-- Start DATA IN THIS EXERCISE --

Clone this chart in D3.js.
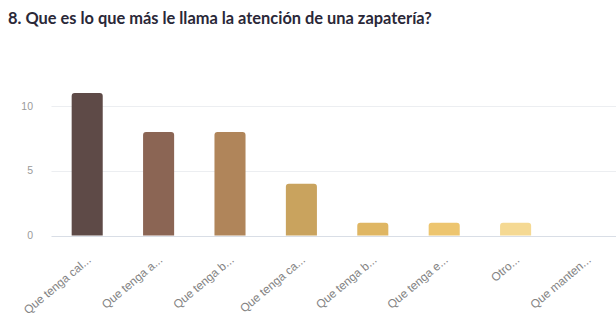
<!DOCTYPE html>
<html>
<head>
<meta charset="utf-8">
<script src="https://cdn.jsdelivr.net/npm/d3@7"></script>
<style>
  html, body { margin: 0; padding: 0; background: #fff; }
  svg { display: block; }
</style>
</head>
<body>
<svg id="chart" width="616" height="322"></svg>
<script>
// Survey question and its answers
const title = "8. Que es lo que más le llama la atención de una zapatería?";
const categories = ["Que tenga cal...", "Que tenga a...", "Que tenga b...", "Que tenga ca...",
                    "Que tenga b...", "Que tenga e...", "Otro...", "Que manten..."];
const counts = [11, 8, 8, 4, 1, 1, 1, 0];
const barColors = ["#5e4a47", "#8b6554", "#b0855a", "#c9a35e", "#dfb663", "#edc56f", "#f5d993", "#f8e4b0"];
const yTicks = [0, 5, 10];

const svg = d3.select("#chart");

svg.append("text")
  .attr("x", 8).attr("y", 24)
  .attr("font-family", "Lato, sans-serif")
  .attr("font-weight", 700)
  .attr("font-size", 16.4)
  .attr("fill", "#2a2838")
  .text(title);

const x = d3.scaleBand()
  .domain(d3.range(categories.length))
  .range([51.5, 622.7])
  .paddingInner(0.565)
  .paddingOuter(0.2825);

const y = d3.scaleLinear().domain([0, 10]).range([235.6, 106]);

// horizontal grid
svg.append("g").selectAll("line")
  .data(yTicks)
  .join("line")
  .attr("x1", 51.5).attr("x2", 616)
  .attr("y1", d => Math.round(y(d)) + 0.5).attr("y2", d => Math.round(y(d)) + 0.5)
  .attr("stroke", d => d === 0 ? "#d9dee6" : "#eceef1")
  .attr("stroke-width", 1.2);

// y tick labels
svg.append("g").selectAll("text")
  .data(yTicks)
  .join("text")
  .attr("x", 33).attr("y", d => y(d))
  .attr("dy", "0.35em")
  .attr("text-anchor", "end")
  .attr("font-family", "Liberation Sans, Arial, sans-serif")
  .attr("font-size", 10.5)
  .attr("fill", "#9a9a9a")
  .text(d => d);

// bars with rounded top corners
const r = 3;
svg.append("g").selectAll("path")
  .data(counts.map((v, i) => ({ v, i })).filter(d => d.v > 0))
  .join("path")
  .attr("fill", d => barColors[d.i])
  .attr("d", d => {
    const x0 = x(d.i), w = x.bandwidth(), y0 = y(d.v), y1 = y(0);
    return `M${x0},${y1}V${y0 + r}Q${x0},${y0} ${x0 + r},${y0}H${x0 + w - r}Q${x0 + w},${y0} ${x0 + w},${y0 + r}V${y1}Z`;
  });

// rotated category labels
svg.append("g").selectAll("text")
  .data(categories)
  .join("text")
  .attr("transform", (d, i) => `translate(${x(i) + x.bandwidth() / 2 + 2},${258}) rotate(-40)`)
  .attr("dy", "0.35em")
  .attr("text-anchor", "end")
  .attr("font-family", "Liberation Sans, Arial, sans-serif")
  .attr("font-size", 11.8)
  .attr("fill", "#838383")
  .text(d => d);
</script>
</body>
</html>
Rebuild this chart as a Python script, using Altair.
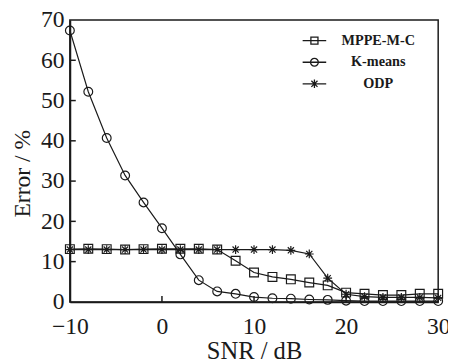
import altair as alt
import pandas as pd

snr = [-10, -8, -6, -4, -2, 0, 2, 4, 6, 8, 10, 12, 14, 16, 18, 20, 22, 24, 26, 28, 30]
mppe = [13.1, 13.2, 13.1, 13.0, 13.1, 13.2, 13.2, 13.2, 13.0, 10.2, 7.3, 6.2, 5.6, 4.8, 4.1, 2.3, 2.0, 1.7, 1.7, 2.0, 2.0]
kmeans = [67.4, 52.2, 40.7, 31.4, 24.7, 18.3, 11.8, 5.4, 2.6, 2.0, 1.2, 0.9, 0.8, 0.6, 0.5, 0.3, 0.2, 0.2, 0.2, 0.2, 0.2]
odp = [13.0, 13.0, 13.0, 13.0, 13.0, 13.0, 13.0, 13.0, 13.0, 13.0, 13.0, 13.0, 12.8, 11.9, 5.9, 1.9, 1.3, 1.1, 1.1, 1.1, 1.0]
names = ["MPPE-M-C", "K-means", "ODP"]
x_ticks = [-10, 0, 10, 20, 30]
y_ticks = [0, 10, 20, 30, 40, 50, 60, 70]

rows = []
for name, vals in zip(names, [mppe, kmeans, odp]):
    for s, v in zip(snr, vals):
        rows.append({"snr": s, "err": v, "series": name})
df = pd.DataFrame(rows)

INK = "#1a1a1a"
FONT = "'Liberation Serif', 'Times New Roman', 'DejaVu Serif', serif"
asterisk = "M-1,0L1,0M0,-1L0,1M-0.7,-0.7L0.7,0.7M-0.7,0.7L0.7,-0.7"
marker_shapes = ["square", "circle", asterisk]
legend_shapes = [
    "M-1,0L1,0M-0.3,-0.3L0.3,-0.3L0.3,0.3L-0.3,0.3Z",
    "M-1,0L1,0M0.33,0A0.33,0.33 0 1,1 -0.33,0A0.33,0.33 0 1,1 0.33,0Z",
    "M-1,0L1,0M0,-0.36L0,0.36M-0.26,-0.26L0.26,0.26M-0.26,0.26L0.26,-0.26",
]

xsc = alt.Scale(domain=[-10, 30], nice=False)
ysc = alt.Scale(domain=[0, 70], nice=False)
xax = alt.Axis(values=x_ticks, title="SNR / dB", ticks=False, grid=False, labelFlush=False,
               labelExpr="replace(datum.label, '-', '\u2212')")
yax = alt.Axis(values=y_ticks, title="Error / %", ticks=False, grid=False, labelFlush=False,
               titleY=156)

base = alt.Chart(df)
lines = base.mark_line(color=INK, strokeWidth=1.2).encode(
    x=alt.X("snr:Q", scale=xsc, axis=xax),
    y=alt.Y("err:Q", scale=ysc, axis=yax),
    detail="series:N",
)
points = base.mark_point(filled=False, color=INK, strokeWidth=1.2, size=80, opacity=1).encode(
    x=alt.X("snr:Q", scale=xsc),
    y=alt.Y("err:Q", scale=ysc),
    shape=alt.Shape("series:N", scale=alt.Scale(domain=names, range=marker_shapes), legend=None),
)

legend_layer = alt.Chart(alt.Data(values=[{"lseries": n} for n in names])).mark_point(
    filled=False, color=INK, strokeWidth=1.3
).encode(
    x=alt.X("lx:Q", scale=xsc),
    y=alt.Y("ly:Q", scale=ysc),
    shape=alt.Shape(
        "lseries:N",
        scale=alt.Scale(domain=names, range=legend_shapes),
        legend=alt.Legend(
            title=None, orient="none", legendX=236, legendY=8,
            symbolSize=576, symbolStrokeWidth=1.3, symbolStrokeColor=INK,
            labelFont=FONT, labelFontWeight="bold", labelFontSize=14.5, labelColor=INK,
            labelAlign="center", labelOffset=52, rowPadding=2, symbolOpacity=1,
        ),
    ),
)

yt = alt.Chart(pd.DataFrame({"t": [10, 20, 30, 40, 50, 60]})).mark_rule(color=INK, strokeWidth=1.5).encode(
    y=alt.Y("t:Q", scale=ysc), x=alt.value(0), x2=alt.value(6)
)
xt = alt.Chart(pd.DataFrame({"t": [0, 10, 20]})).mark_rule(color=INK, strokeWidth=1.5).encode(
    x=alt.X("t:Q", scale=xsc), y=alt.value(287), y2=alt.value(281)
)

chart = alt.layer(lines, points, legend_layer, yt, xt).resolve_scale(shape="independent").properties(
    width=375, height=287,
    autosize=alt.AutoSizeParams(type="none"),
    padding={"left": 63, "top": 9, "right": 10, "bottom": 60},
).configure_view(stroke=INK, strokeWidth=1.5).configure_axis(
    domainColor=INK, domainWidth=1.8, labelFont=FONT, labelFontSize=24, labelColor=INK,
    titleFont=FONT, titleFontWeight="normal", titleColor=INK,
).configure_axisX(labelPadding=13, titlePadding=1, titleFontSize=25).configure_axisY(
    labelPadding=6, titlePadding=6, titleFontSize=24)

chart.save("out.html", embed_options={"renderer": "svg", "actions": False})
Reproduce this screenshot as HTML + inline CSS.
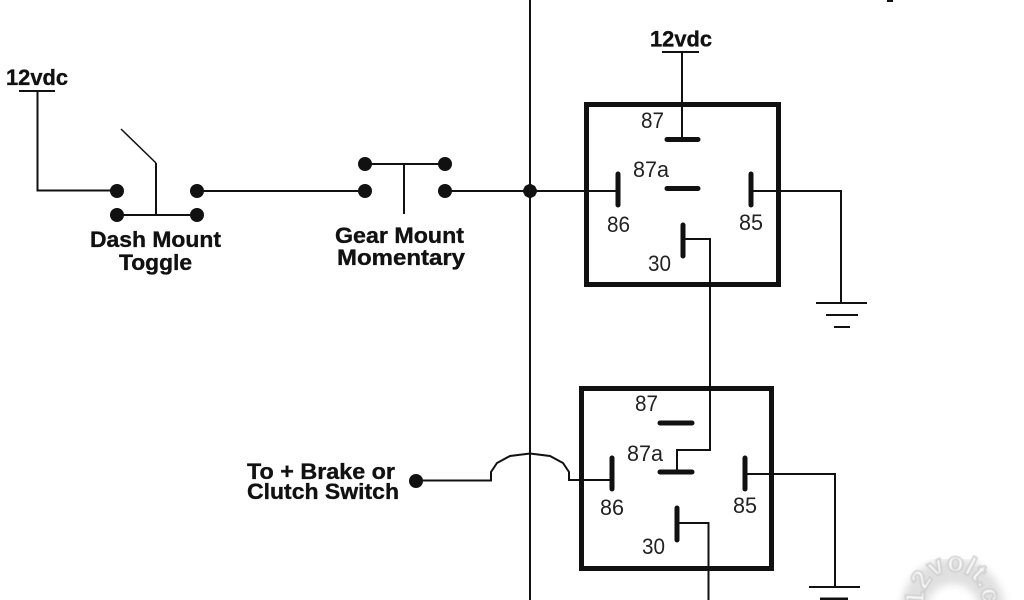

-- End DATA IN THIS EXERCISE --

[EXERCISE BRIEF]
Starting at the top of the listing above, please restate word for word each line up to and including the one that holds "const y = d3.scaleLinear().domain([0, 10]).range([235.6, 106]);", omitting every image.

[RIGHT ANSWER]
Clone this chart in D3.js.
<!DOCTYPE html>
<html>
<head>
<meta charset="utf-8">
<script src="https://cdn.jsdelivr.net/npm/d3@7"></script>
<style>
  html, body { margin: 0; padding: 0; background: #fff; }
  svg { display: block; }
</style>
</head>
<body>
<svg id="chart" width="616" height="322"></svg>
<script>
// Survey question and its answers
const title = "8. Que es lo que más le llama la atención de una zapatería?";
const categories = ["Que tenga cal...", "Que tenga a...", "Que tenga b...", "Que tenga ca...",
                    "Que tenga b...", "Que tenga e...", "Otro...", "Que manten..."];
const counts = [11, 8, 8, 4, 1, 1, 1, 0];
const barColors = ["#5e4a47", "#8b6554", "#b0855a", "#c9a35e", "#dfb663", "#edc56f", "#f5d993", "#f8e4b0"];
const yTicks = [0, 5, 10];

const svg = d3.select("#chart");

svg.append("text")
  .attr("x", 8).attr("y", 24)
  .attr("font-family", "Lato, sans-serif")
  .attr("font-weight", 700)
  .attr("font-size", 16.4)
  .attr("fill", "#2a2838")
  .text(title);

const x = d3.scaleBand()
  .domain(d3.range(categories.length))
  .range([51.5, 622.7])
  .paddingInner(0.565)
  .paddingOuter(0.2825);

const y = d3.scaleLinear().domain([0, 10]).range([235.6, 106]);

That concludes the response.